(Exercise directions): Extract each line bearing the word "this".

(Stored rows):
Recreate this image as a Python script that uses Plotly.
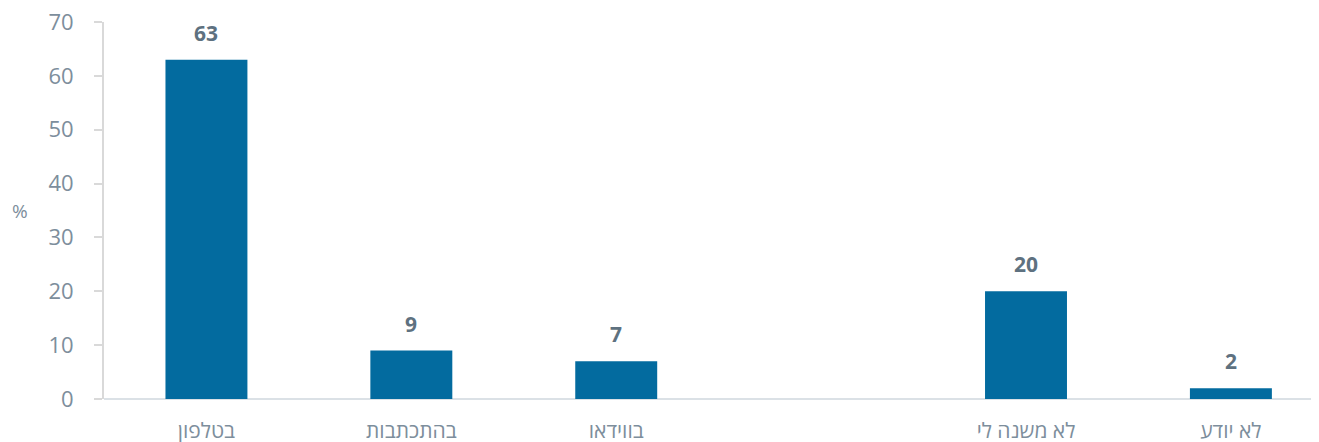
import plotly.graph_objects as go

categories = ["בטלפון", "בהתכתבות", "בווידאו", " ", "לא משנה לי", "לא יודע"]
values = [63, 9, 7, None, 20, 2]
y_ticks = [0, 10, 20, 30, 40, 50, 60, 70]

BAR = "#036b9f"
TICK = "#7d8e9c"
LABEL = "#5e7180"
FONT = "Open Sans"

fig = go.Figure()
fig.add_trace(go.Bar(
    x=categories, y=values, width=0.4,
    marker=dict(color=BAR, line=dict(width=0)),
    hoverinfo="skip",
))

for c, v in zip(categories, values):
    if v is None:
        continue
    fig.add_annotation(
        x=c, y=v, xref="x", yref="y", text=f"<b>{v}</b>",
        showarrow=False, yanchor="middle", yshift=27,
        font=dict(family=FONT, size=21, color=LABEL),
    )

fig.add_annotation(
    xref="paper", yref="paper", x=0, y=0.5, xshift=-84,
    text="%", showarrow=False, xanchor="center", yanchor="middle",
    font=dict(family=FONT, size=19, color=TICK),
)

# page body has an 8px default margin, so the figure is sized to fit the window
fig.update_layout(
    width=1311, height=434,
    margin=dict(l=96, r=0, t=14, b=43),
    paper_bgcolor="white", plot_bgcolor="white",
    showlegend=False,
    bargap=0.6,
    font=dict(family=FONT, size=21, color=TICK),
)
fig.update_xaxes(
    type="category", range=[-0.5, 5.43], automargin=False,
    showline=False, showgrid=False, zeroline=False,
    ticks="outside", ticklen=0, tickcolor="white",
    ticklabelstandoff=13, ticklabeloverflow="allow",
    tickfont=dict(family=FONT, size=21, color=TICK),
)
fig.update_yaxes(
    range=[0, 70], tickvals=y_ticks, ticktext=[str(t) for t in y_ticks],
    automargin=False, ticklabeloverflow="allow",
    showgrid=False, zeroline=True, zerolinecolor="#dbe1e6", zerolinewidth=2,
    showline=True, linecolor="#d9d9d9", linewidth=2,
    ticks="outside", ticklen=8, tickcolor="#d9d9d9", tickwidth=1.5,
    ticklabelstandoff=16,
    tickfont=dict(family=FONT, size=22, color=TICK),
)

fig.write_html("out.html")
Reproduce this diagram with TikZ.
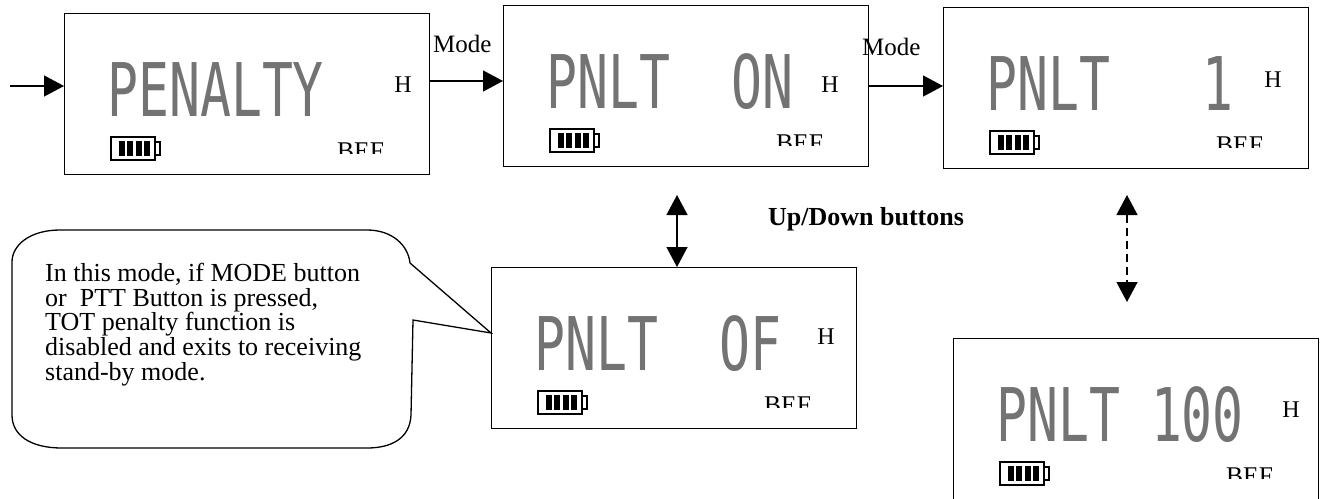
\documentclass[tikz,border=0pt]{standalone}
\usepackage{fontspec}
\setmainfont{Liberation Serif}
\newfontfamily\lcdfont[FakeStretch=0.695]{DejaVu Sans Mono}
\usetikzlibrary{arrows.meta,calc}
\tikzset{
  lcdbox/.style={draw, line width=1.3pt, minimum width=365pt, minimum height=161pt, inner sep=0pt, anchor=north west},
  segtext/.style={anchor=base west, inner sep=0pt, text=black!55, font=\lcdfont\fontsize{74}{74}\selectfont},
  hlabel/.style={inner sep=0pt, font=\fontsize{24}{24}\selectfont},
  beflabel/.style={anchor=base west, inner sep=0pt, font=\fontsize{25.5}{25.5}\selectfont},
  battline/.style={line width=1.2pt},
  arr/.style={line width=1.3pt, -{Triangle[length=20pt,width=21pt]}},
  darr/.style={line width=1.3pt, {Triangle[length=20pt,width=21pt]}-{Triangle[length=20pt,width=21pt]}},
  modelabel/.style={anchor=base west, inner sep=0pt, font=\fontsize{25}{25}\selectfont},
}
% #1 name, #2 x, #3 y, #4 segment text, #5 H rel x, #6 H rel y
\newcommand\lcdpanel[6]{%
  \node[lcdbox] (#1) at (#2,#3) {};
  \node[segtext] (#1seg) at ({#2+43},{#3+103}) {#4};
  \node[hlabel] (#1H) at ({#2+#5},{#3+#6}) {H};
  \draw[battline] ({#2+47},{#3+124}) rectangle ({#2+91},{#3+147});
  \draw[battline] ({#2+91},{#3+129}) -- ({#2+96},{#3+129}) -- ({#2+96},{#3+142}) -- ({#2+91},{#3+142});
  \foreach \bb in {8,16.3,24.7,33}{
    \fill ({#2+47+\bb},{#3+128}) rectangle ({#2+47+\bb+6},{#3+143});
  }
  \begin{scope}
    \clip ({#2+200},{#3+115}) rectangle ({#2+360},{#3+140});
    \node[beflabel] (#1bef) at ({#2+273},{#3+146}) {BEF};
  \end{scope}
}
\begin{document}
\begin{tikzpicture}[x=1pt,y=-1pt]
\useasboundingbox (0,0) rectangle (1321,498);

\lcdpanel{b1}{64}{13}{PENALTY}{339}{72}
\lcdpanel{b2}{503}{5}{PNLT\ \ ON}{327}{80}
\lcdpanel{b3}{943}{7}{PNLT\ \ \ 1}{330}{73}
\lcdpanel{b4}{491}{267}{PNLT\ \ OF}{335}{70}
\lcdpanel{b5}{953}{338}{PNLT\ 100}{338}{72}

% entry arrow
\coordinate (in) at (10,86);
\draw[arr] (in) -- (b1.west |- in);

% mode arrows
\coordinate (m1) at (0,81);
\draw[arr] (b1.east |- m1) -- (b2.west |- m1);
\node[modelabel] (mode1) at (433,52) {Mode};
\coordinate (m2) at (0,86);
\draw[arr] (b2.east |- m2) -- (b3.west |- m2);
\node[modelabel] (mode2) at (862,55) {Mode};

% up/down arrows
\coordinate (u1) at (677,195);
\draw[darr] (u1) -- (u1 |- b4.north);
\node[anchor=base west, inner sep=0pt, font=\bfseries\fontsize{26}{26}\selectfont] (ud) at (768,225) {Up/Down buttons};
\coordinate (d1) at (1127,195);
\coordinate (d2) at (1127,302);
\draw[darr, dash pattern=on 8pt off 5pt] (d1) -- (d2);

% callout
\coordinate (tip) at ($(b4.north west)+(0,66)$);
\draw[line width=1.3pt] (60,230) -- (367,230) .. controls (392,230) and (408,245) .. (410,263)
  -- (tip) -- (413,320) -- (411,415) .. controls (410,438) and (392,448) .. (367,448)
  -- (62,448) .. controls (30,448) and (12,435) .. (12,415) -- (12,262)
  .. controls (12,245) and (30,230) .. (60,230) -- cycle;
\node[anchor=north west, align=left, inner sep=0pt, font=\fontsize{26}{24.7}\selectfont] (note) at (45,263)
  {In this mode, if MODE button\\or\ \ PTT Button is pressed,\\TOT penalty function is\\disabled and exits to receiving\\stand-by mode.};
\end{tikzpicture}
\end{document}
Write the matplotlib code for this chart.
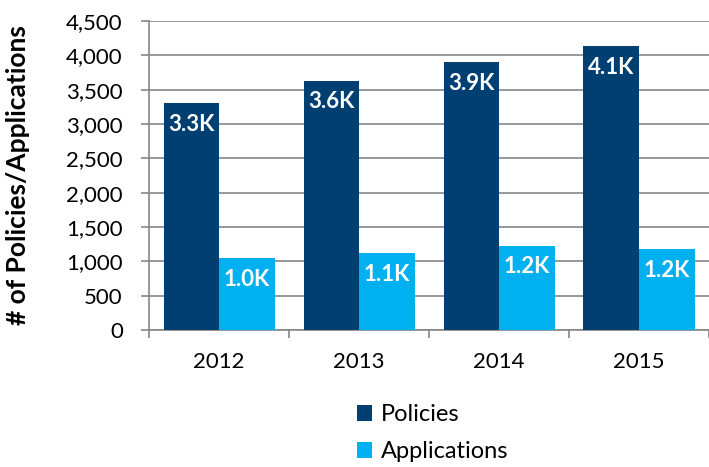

(Task output):
Recreate this image as a Python script that uses Plotly.
Reproduce this diagram with TikZ.
  {In this mode, if MODE button\\or\ \ PTT Button is pressed,\\TOT penalty function is\\disabled and exits to receiving\\stand-by mode.};
Write the matplotlib code for this chart.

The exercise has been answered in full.